MARIANA ZYLBERKAN E PAULO GOMES
SÃO PAULO, SP (FOLHAPRESS) – Caía a noite de terça-feira (18), quando foi registrada a segunda tarde mais fria dos últimos 13 anos em São Paulo, e o idoso Juarez Guimarães Fonseca, 66, estava no terceiro endereço em busca de abrigo para passar a noite.
Morador de rua há mais de dez anos, ele costuma dormir sobre papelões na rua Barão de Duprat, no centro, mas devido ao frio decidiu sair em busca de uma vaga em um lugar mais quente.
“Estou com pneumonia”, insistia ele às assistentes sociais em frente ao contêiner montado na rua dos Gusmões que faz parte do programa anticrack da prefeitura e oferece pernoite aos usuários de droga da cracolândia.
Na tarde de terça (18), o Inmet (Instituto Nacional de Meteorologia) registrou temperatura mínima de 10,2ºC na capital paulista e a fila por uma das cem vagas de pernoite no contêiner dobrava a esquina.
A aglomeração de pessoas em frente à estrutura não é comum, já que os próprios usuários tratam de garantir suas vagas junto aos assistentes sociais que circulam pela região. Além do idoso, a usuária Viviane Marlene Araújo, 38, ficou do lado de fora. Funcionários da prefeitura confirmaram a maior procura devido às baixas temperaturas.
Antes de tentar uma vaga no contêiner, Fonseca procurou abrigo em um centro de acolhida na Barra Funda, que também estava lotado.
Por volta das 19h, ele foi orientado a tentar a estrutura de contêineres montada há poucos dias na rua General Rondon, a poucos metros da praça Princesa Isabel, onde o fluxo de usuários de drogas da cracolândia se instalou após ação policial que desmantelou a feira de drogas ao ar livre no fim de maio.
Chegando lá, o idoso e Viviane se depararam com uma fila de cerca de 15 pessoas aguardando por vagas extras. Todas já haviam sido ocupadas. “É muita humilhação. Deveriam respeitar o Estatuto do Idoso”, disse. Funcionários da prefeitura negociavam colocar colchões extras nos quartos devido à alta na procura.
Para conseguir uma cama para dormir em um dos três contêineres instalados na região da Luz, muitos usuários dedicam suas rotinas ao cronograma da estrutura.

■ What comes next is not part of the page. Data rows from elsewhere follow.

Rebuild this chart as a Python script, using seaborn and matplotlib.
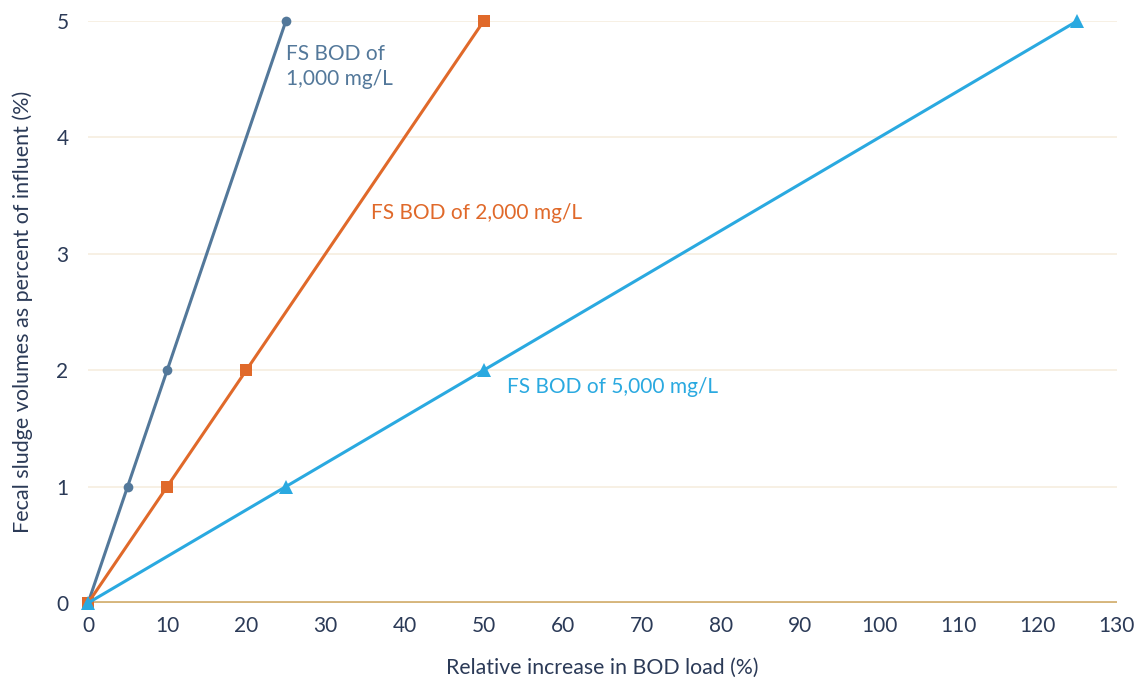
import matplotlib
matplotlib.use("Agg")
import matplotlib.pyplot as plt
import seaborn as sns
import pandas as pd

# Data
fs_y = [0, 1, 2, 5]
x_1000 = [0, 5, 10, 25]
x_2000 = [0, 10, 20, 50]
x_5000 = [0, 25, 50, 125]
series_labels = ["FS BOD of\n1,000 mg/L", "FS BOD of 2,000 mg/L", "FS BOD of 5,000 mg/L"]
x_ticks = list(range(0, 131, 10))
y_ticks = [0, 1, 2, 3, 4, 5]

sns.set_theme(style="white")
plt.rcParams['font.family'] = ['Lato', 'DejaVu Sans']

text_col = "#2b3a57"
colors = ["#53789a", "#e0692a", "#2aa9e0"]
markers = ["o", "s", "^"]
msizes = [7, 8, 10]

fig = plt.figure(figsize=(11.36, 6.85), dpi=100)
ax = fig.add_axes([0.0775, 0.1197, 0.9055, 0.8496])

for xs, c, m, ms in zip([x_1000, x_2000, x_5000], colors, markers, msizes):
    df = pd.DataFrame({"x": xs, "y": fs_y})
    sns.lineplot(data=df, x="x", y="y", ax=ax, color=c, linewidth=2.2,
                 marker=m, markersize=ms, markeredgewidth=0, clip_on=False, zorder=4)

ax.axhline(0, color="#d6b67c", linewidth=2.8, zorder=3)

ax.set_xlim(0, 130)
ax.set_ylim(0, 5)
ax.set_xticks(x_ticks)
ax.set_yticks(y_ticks)
ax.grid(axis="y", color="#f6eedf", linewidth=1.2)
ax.grid(axis="x", visible=False)
for s in ax.spines.values():
    s.set_visible(False)
ax.tick_params(axis="both", length=0, labelsize=15, colors=text_col)
ax.tick_params(axis="x", pad=9)
ax.tick_params(axis="y", pad=14)

ax.set_xlabel("Relative increase in BOD load (%)", fontsize=15.3, color=text_col, labelpad=16)
ax.set_ylabel("Fecal sludge volumes as percent of influent (%)", fontsize=15.5, color=text_col, labelpad=17)

ax.text(25, 4.80, series_labels[0], color=colors[0], fontsize=15, ha="left", va="top", linespacing=1.3)
ax.text(35.8, 3.35, series_labels[1], color=colors[1], fontsize=15, ha="left", va="center")
ax.text(53.0, 1.86, series_labels[2], color=colors[2], fontsize=15, ha="left", va="center")

fig.savefig("out.png", dpi=100)
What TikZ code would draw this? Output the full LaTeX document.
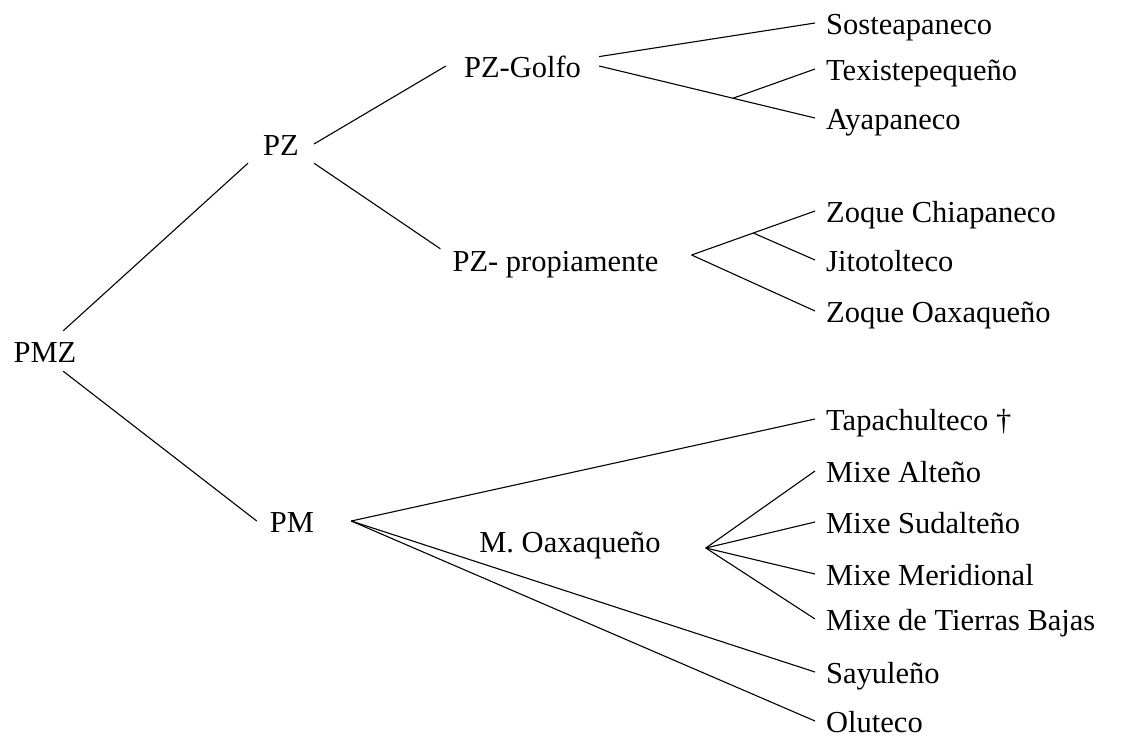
\documentclass[tikz,border=0pt]{standalone}
\usepackage{fontspec}
\setmainfont{Liberation Serif}
\usepackage{tikz}
\usetikzlibrary{positioning}
\tikzset{
    %Define style for language names
    langnode/.style={
             font=\fontsize{30.5}{36}\selectfont,
             text height=22pt, text depth=0pt,
             inner xsep=0pt, inner ysep=0pt},
    %Define style for the leaves
    leafnode/.style={
             langnode,
             anchor=west,
             inner xsep=11pt},
    % Define branch style
    branch/.style={
            -,
            line width=1.1pt}
}
\begin{document}
\begin{tikzpicture}[x=1pt, y=-1pt]
 \useasboundingbox (0,0) rectangle (1123,737);
 \node[langnode, inner ysep=9pt] (pmz) at (45,351) {PMZ};
 \node[langnode, inner xsep=15pt, inner ysep=8pt] (pz) at (281,144) {PZ};
 \node[langnode, inner xsep=13pt] (pm) at (292,521) {PM};
 \node[langnode, inner xsep=18pt] (golfo) at (522.5,66) {PZ-Golfo};
 \node[langnode, inner xsep=12pt] (propia) at (555.5,260) {PZ- propiamente};
 \node[langnode] (moax) at (570,541) {M. Oaxaqueño};
 \node[leafnode] (sost) at (815,23) {Sosteapaneco};
 \node[leafnode] (texi) at (815,69) {Texistepequeño};
 \node[leafnode] (ayap) at (815,118) {Ayapaneco};
 \node[leafnode] (zchia) at (815,211) {Zoque Chiapaneco};
 \node[leafnode] (jito) at (815,260) {Jitotolteco};
 \node[leafnode] (zoax) at (815,311) {Zoque Oaxaqueño};
 \node[leafnode] (tapa) at (815,419) {Tapachulteco †};
 \node[leafnode] (malt) at (815,471) {Mixe Alteño};
 \node[leafnode] (msud) at (815,522) {Mixe Sudalteño};
 \node[leafnode] (mmer) at (815,574) {Mixe Meridional};
 \node[leafnode] (mtb) at (815,619) {Mixe de Tierras Bajas};
 \node[leafnode] (sayu) at (815,672) {Sayuleño};
 \node[leafnode] (olut) at (815,721) {Oluteco};
 \coordinate[above right=5pt and 21pt of propia.east] (propfork);
 \coordinate[right=24pt of pm.east] (pmfork);
 \coordinate[below right=7pt and 45pt of moax.east] (mofork);
 \path (golfo.east) -- (ayap.west) coordinate[pos=0.62] (golfojoin);
 \path (propfork) -- (zchia.west) coordinate[pos=0.5] (propjoin);
 \path (pmz.48) edge[branch] (pz.south west)
       (pmz.-48) edge[branch] (pm.west)
       (pz.east) edge[branch] (golfo.west)
       (pz.south east) edge[branch] (propia.north west)
       (golfo.7) edge[branch] (sost.west)
       (golfo.east) edge[branch] (ayap.west)
       (golfojoin) edge[branch] (texi.west)
       (propfork) edge[branch] (zchia.west)
       (propjoin) edge[branch] (jito.west)
       (propfork) edge[branch] (zoax.west)
       (pmfork) edge[branch] (tapa.west)
       (pmfork) edge[branch] (sayu.west)
       (pmfork) edge[branch] (olut.west)
       (mofork) edge[branch] (malt.west)
       (mofork) edge[branch] (msud.west)
       (mofork) edge[branch] (mmer.west)
       (mofork) edge[branch] (mtb.west);
\end{tikzpicture}
\end{document}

Rafael de Araújo Vitor, 32, por exemplo, bate ponto no endereço diariamente às 10h para conseguir com os assistentes sociais o papel que dá direito à vaga no fim do dia. Ele dorme no contêiner na rua dos Gusmões há três semanas.
“Se não tiver alcoolizado ou drogado, é impossível dormir na rua”, diz ele que faz tratamento no Caps (Centros de Atenção Psicossocial) contra o vício em crack.
Há 18 anos sem teto, ele conta que costumava ir para o interior quando o frio apertava na capital. “Em lugares menores, as pessoas são mais solidárias e dá para conseguir mais ajuda.”
Andressa dos Santos Nakabayshi, 19, também costuma dormir na mesma estrutura. Ela conta que ficava no vale do Anhangabaú até ser levada ao contêiner por um amigo. “Dia de frio é quando eu mais de humilho para conseguir abrigo”, diz ela.
“Aceito fazer programa por até R$ 30, que é o preço do pernoite em hotéis no centro. Me recuso a passar frio na rua”, conta, enquanto arruma uma bota preta de salto alto dentro de uma sacola. Apesar de reclamar de estar com os pés “congelando”, com apenas um par de chinelos, ela se recusava a colocar a bota.
“Sei que vão querer roubá-la de mim aí dentro. Por isso, vou dormir calçada e com toda minha maquiagem dentro da bota. Eu me garanto na rua quando estou arrumada.”
Questionada, a gestão João Doria (PSDB) da Prefeitura de São Paulo não comentou a situação dos abrigos até a conclusão desta edição.
FRIO CONTINUA
As baixas temperaturas devem continuar nos próximos dias, após uma queda de mais de 17ºC em 24 horas na capital entre segunda (17) e terça (18).
Há previsão de novo recorde de frio para a tarde desta quarta (19). A mínima prevista é de 7ºC, com máxima de 14°C, e deve garoar, segundo o CGE (Centro de Gerenciamento de Emergências, da prefeitura). No restante do Estado o frio deve seguir até o próximo sábado (22).
Em Santa Catarina, o Inmet registrou -7,4°C em Bom Jardim da Serra, região serrana do Estado. É a temperatura mais baixa do ano no país, informou a Agência Brasil.